Lastly, an exercise must be applicable to someone's goals. It must possess the versatility to be utilized in a myriad of ways to reach unique outcomes. The major movements (hinge, pull, squat, etc.) can be applied to any training goal if the proper variables are tweaked. 

A great exercise can be done as a straight set, as a part of a superset, a circuit, or any other programming  scheme. It's variability allows for quick changes to be made in intensity or complexity based upon the goals of the individual. Upping the load and dropping reps can make someone stronger while keeping the load moderate and adding in complimentary movements can create a density circuit that builds muscle and shreds fat. 

Under this foundation - a biceps curl isn't great. It doesn't exactly help you move better, lose weight, or gain gross strength. It is mostly useful for creating hypertrophy of the biceps. Again, it doesn't mean that it has no place in any program. In fact, it has plenty of space in a program that is solely aimed at increasing skeletal muscle mass and reshaping the physique. 

Thus, every exercise is valid if the goal is to maximize the benefit it provides en route to your master plan. If your goal is a bigger butt, then spend some time with that mini-band and smith machine. If you want a bulky back then you'll want to hit as many rows and pulldowns as possible to overload the stubborn lats. 
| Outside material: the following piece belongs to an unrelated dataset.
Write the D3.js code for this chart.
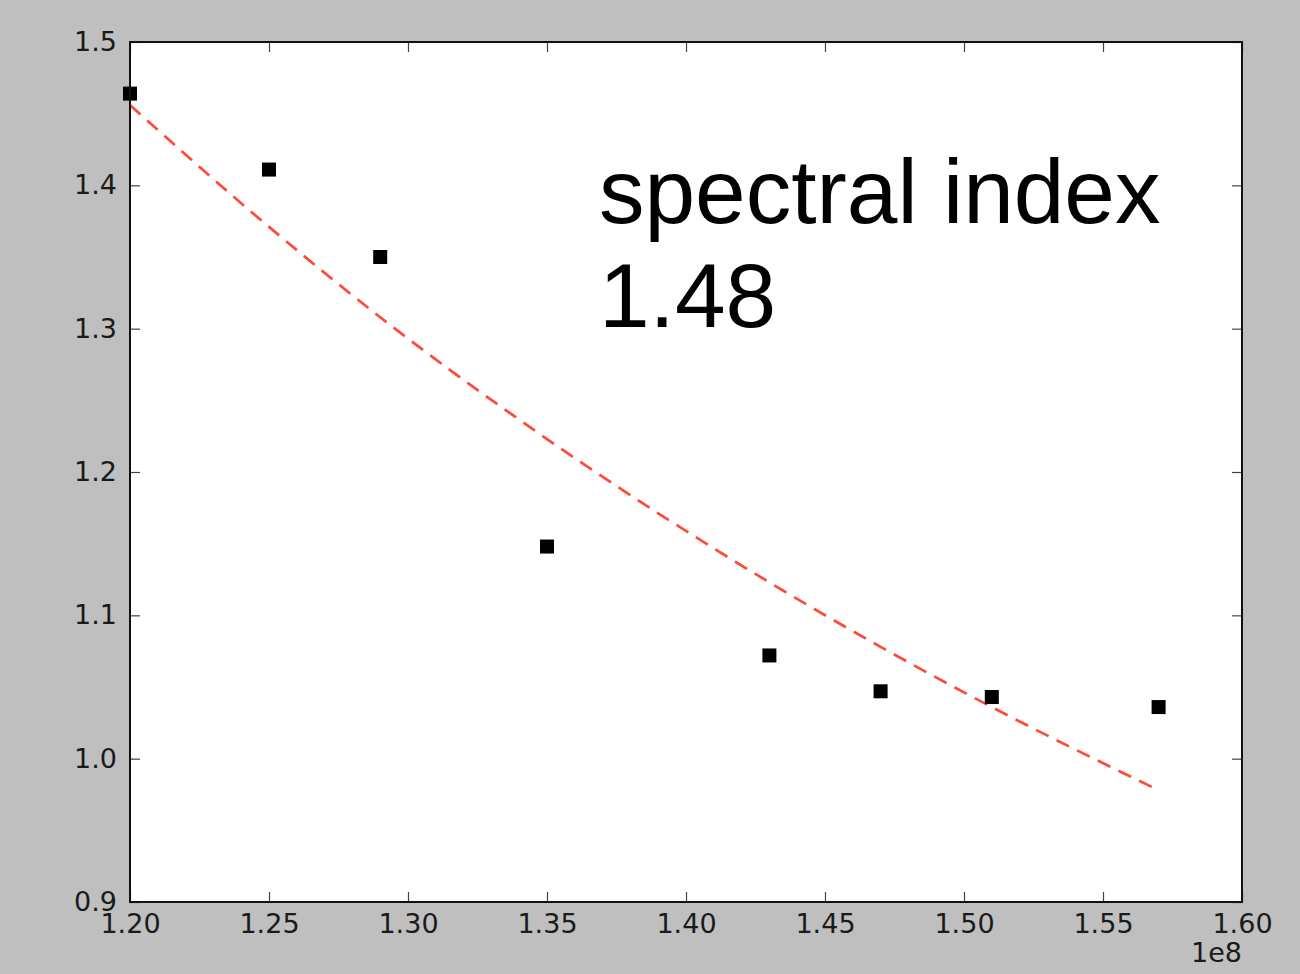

Yet, for most clients, and most of us in general, the applicability of these hypertrophy and "shaping" exercises is minimal. Our efforts are best spent observing the four foundations of an exercise and looking for the major movements that challenge multiple aspects of our human unit at once. 


A trainer is judged by their ability to string exercises together and create a program that elicits all of the desired effects on a continual basis. Utilize these four foundations to make your programs better - your results more obvious - and your clients more satisfied with your work.